Cash flow timing is also a factor. Debt allows for scheduled repayments, which is critical for treasury planning. Dividends, however, depend on board discretion and profit performance. For groups with liquidity constraints at HQ, a reliable debt schedule can be the only way to meet central obligations. But that same debt must be balanced against thin cap rules and BEPS-related scrutiny.
We also must consider the perception and message that each choice sends. Dividends suggest a return on investment. Debt may be seen as treasury optimization or, more cynically, earnings manipulation. In one investor call, we were questioned on the sudden rise in intercompany interest income. While it was technically sound, it created unnecessary distraction.
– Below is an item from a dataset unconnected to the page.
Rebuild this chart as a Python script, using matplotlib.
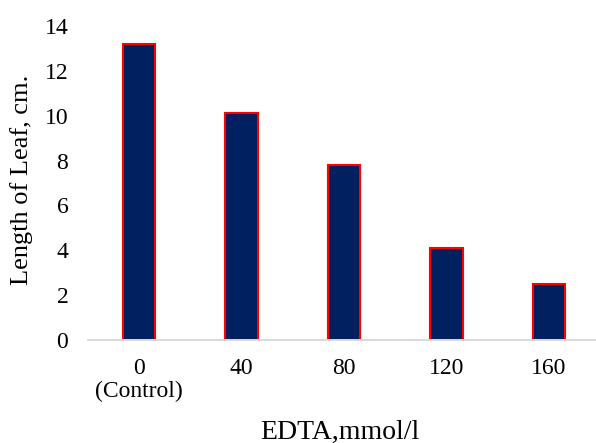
import matplotlib
matplotlib.use("Agg")
import matplotlib.pyplot as plt

# EDTA concentration (mmol/l) vs. leaf length (cm)
categories = ["0\n(Control)", "40", "80", "120", "160"]
leaf_length = [13.2, 10.1, 7.8, 4.1, 2.5]
y_ticks = [0, 2, 4, 6, 8, 10, 12, 14]

plt.rcParams["font.family"] = ["Liberation Serif", "DejaVu Serif"]

W, H = 596, 443
fig = plt.figure(figsize=(W / 100, H / 100), dpi=100)
ax = fig.add_axes([87.75 / W, 103 / H, 512.5 / W, 314 / H])

x = range(len(categories))
ax.bar(x, leaf_length, width=0.32, color="#002060",
       edgecolor="#ff0000", linewidth=1.5, zorder=2)

ax.set_xlim(-0.5, len(categories) - 0.5)
ax.set_ylim(0, 14)
ax.set_yticks(y_ticks)
ax.set_xticks(list(x))
ax.set_xticklabels(categories)
for lbl in ax.get_xticklabels():
    lbl.set_linespacing(1.12)

ax.tick_params(axis="both", length=0, labelsize=17, colors="black")
ax.tick_params(axis="x", pad=13)
ax.tick_params(axis="y", pad=14)

for sp in ("top", "right", "left"):
    ax.spines[sp].set_visible(False)
ax.spines["bottom"].set_color("#d9d9d9")
ax.spines["bottom"].set_linewidth(1.4)
ax.spines["bottom"].set_zorder(3)

fig.text(22 / W, 1 - 180 / H, "Length of Leaf, cm.", rotation=90,
         ha="center", va="center", fontsize=19)
fig.text(340 / W, 1 - 432 / H, "EDTA,mmol/l",
         ha="center", va="center", fontsize=20)

fig.savefig("out.png", dpi=100)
We learned then that transparency in disclosure matters.
The best practice we now follow is to segment the group into three buckets: dividend-capable, debt-optimized, and hybrid-structured. Each is reviewed quarterly for changes in legal capacity, tax risk, and business need. We use dashboards to track repatriation capacity, projected free cash, and compliance ratios. This allows us to remain agile without violating regulatory lines.
Finally, coordination between tax, treasury, legal, and controllership is paramount. A move that solves a tax issue may break a covenant. A structure that looks elegant on paper may trigger GAAP reclassification. We now require every cash movement strategy to go through a pre-clearance review, chaired by the CFO’s office, to ensure all dimensions are addressed.
Dividends and debt are not just financial instruments. They are statements of intent, risk posture, and operational maturity. A well-run global finance function treats them with the strategic respect they deserve. We do not just move cash. We move confidence, credibility, and compliance through the structure.
Disclaimer: This article is for informational purposes only and does not constitute legal, tax, or financial advice. Always consult qualified advisors before making intercompany funding or repatriation decisions.